Restate each line of the listing exactly, without carrying over any pictures.

* * *

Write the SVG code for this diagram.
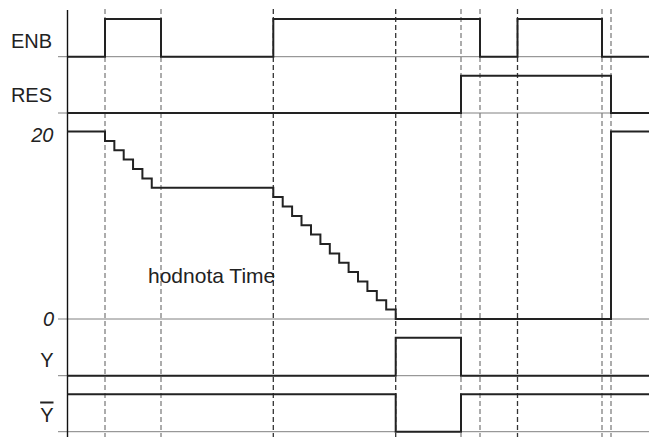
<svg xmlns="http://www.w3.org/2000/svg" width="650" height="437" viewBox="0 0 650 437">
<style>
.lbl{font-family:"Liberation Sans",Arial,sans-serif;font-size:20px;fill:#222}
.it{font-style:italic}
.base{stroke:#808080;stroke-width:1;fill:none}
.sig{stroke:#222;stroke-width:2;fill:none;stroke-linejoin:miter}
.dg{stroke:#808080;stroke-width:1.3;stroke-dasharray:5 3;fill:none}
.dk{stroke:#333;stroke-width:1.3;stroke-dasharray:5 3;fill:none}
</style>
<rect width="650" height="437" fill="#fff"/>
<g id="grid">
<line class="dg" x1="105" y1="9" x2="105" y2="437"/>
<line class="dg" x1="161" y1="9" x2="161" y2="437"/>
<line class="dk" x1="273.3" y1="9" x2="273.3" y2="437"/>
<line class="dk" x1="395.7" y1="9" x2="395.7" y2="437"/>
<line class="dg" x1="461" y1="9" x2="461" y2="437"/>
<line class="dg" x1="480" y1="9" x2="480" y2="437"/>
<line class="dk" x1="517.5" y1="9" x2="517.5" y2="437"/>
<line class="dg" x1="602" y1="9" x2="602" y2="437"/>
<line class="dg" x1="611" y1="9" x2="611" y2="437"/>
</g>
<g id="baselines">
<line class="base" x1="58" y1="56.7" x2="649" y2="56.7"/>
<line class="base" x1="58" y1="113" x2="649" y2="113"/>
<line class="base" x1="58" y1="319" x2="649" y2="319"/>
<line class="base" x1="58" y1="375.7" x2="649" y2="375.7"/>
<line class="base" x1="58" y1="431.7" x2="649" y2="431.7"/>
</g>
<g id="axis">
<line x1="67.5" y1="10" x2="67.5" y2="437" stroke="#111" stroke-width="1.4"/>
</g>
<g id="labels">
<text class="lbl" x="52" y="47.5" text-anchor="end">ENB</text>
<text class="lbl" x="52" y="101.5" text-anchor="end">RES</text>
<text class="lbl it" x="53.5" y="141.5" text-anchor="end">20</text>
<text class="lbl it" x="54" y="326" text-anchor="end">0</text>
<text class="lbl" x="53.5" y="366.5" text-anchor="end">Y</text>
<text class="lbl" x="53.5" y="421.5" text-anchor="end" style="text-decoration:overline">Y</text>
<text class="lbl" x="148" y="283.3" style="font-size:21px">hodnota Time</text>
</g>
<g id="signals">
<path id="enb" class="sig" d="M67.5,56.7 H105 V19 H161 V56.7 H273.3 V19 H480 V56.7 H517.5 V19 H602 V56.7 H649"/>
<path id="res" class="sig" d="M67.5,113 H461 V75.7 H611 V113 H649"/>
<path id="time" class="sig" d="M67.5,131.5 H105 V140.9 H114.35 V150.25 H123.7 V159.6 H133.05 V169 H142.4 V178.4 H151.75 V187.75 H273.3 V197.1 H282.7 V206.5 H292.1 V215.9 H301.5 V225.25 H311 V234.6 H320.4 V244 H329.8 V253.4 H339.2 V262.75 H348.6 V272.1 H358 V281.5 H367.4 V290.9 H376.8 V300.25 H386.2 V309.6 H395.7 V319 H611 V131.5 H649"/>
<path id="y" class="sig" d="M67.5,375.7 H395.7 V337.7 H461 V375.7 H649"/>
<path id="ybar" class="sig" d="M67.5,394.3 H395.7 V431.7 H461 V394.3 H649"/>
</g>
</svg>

* * *

§ Written answer
Write the SVG code for this diagram.
<svg xmlns="http://www.w3.org/2000/svg" width="650" height="437" viewBox="0 0 650 437">
<style>
.lbl{font-family:"Liberation Sans",Arial,sans-serif;font-size:20px;fill:#222}
.it{font-style:italic}
.base{stroke:#808080;stroke-width:1;fill:none}
.sig{stroke:#222;stroke-width:2;fill:none;stroke-linejoin:miter}
.dg{stroke:#808080;stroke-width:1.3;stroke-dasharray:5 3;fill:none}
.dk{stroke:#333;stroke-width:1.3;stroke-dasharray:5 3;fill:none}
</style>
<rect width="650" height="437" fill="#fff"/>
<g id="grid">
<line class="dg" x1="105" y1="9" x2="105" y2="437"/>
<line class="dg" x1="161" y1="9" x2="161" y2="437"/>
<line class="dk" x1="273.3" y1="9" x2="273.3" y2="437"/>
<line class="dk" x1="395.7" y1="9" x2="395.7" y2="437"/>
<line class="dg" x1="461" y1="9" x2="461" y2="437"/>
<line class="dg" x1="480" y1="9" x2="480" y2="437"/>
<line class="dk" x1="517.5" y1="9" x2="517.5" y2="437"/>
<line class="dg" x1="602" y1="9" x2="602" y2="437"/>
<line class="dg" x1="611" y1="9" x2="611" y2="437"/>
</g>
<g id="baselines">
<line class="base" x1="58" y1="56.7" x2="649" y2="56.7"/>
<line class="base" x1="58" y1="113" x2="649" y2="113"/>
<line class="base" x1="58" y1="319" x2="649" y2="319"/>
<line class="base" x1="58" y1="375.7" x2="649" y2="375.7"/>
<line class="base" x1="58" y1="431.7" x2="649" y2="431.7"/>
</g>
<g id="axis">
<line x1="67.5" y1="10" x2="67.5" y2="437" stroke="#111" stroke-width="1.4"/>
</g>
<g id="labels">
<text class="lbl" x="52" y="47.5" text-anchor="end">ENB</text>
<text class="lbl" x="52" y="101.5" text-anchor="end">RES</text>
<text class="lbl it" x="53.5" y="141.5" text-anchor="end">20</text>
<text class="lbl it" x="54" y="326" text-anchor="end">0</text>
<text class="lbl" x="53.5" y="366.5" text-anchor="end">Y</text>
<text class="lbl" x="53.5" y="421.5" text-anchor="end" style="text-decoration:overline">Y</text>
<text class="lbl" x="148" y="283.3" style="font-size:21px">hodnota Time</text>
</g>
<g id="signals">
<path id="enb" class="sig" d="M67.5,56.7 H105 V19 H161 V56.7 H273.3 V19 H480 V56.7 H517.5 V19 H602 V56.7 H649"/>
<path id="res" class="sig" d="M67.5,113 H461 V75.7 H611 V113 H649"/>
<path id="time" class="sig" d="M67.5,131.5 H105 V140.9 H114.35 V150.25 H123.7 V159.6 H133.05 V169 H142.4 V178.4 H151.75 V187.75 H273.3 V197.1 H282.7 V206.5 H292.1 V215.9 H301.5 V225.25 H311 V234.6 H320.4 V244 H329.8 V253.4 H339.2 V262.75 H348.6 V272.1 H358 V281.5 H367.4 V290.9 H376.8 V300.25 H386.2 V309.6 H395.7 V319 H611 V131.5 H649"/>
<path id="y" class="sig" d="M67.5,375.7 H395.7 V337.7 H461 V375.7 H649"/>
<path id="ybar" class="sig" d="M67.5,394.3 H395.7 V431.7 H461 V394.3 H649"/>
</g>
</svg>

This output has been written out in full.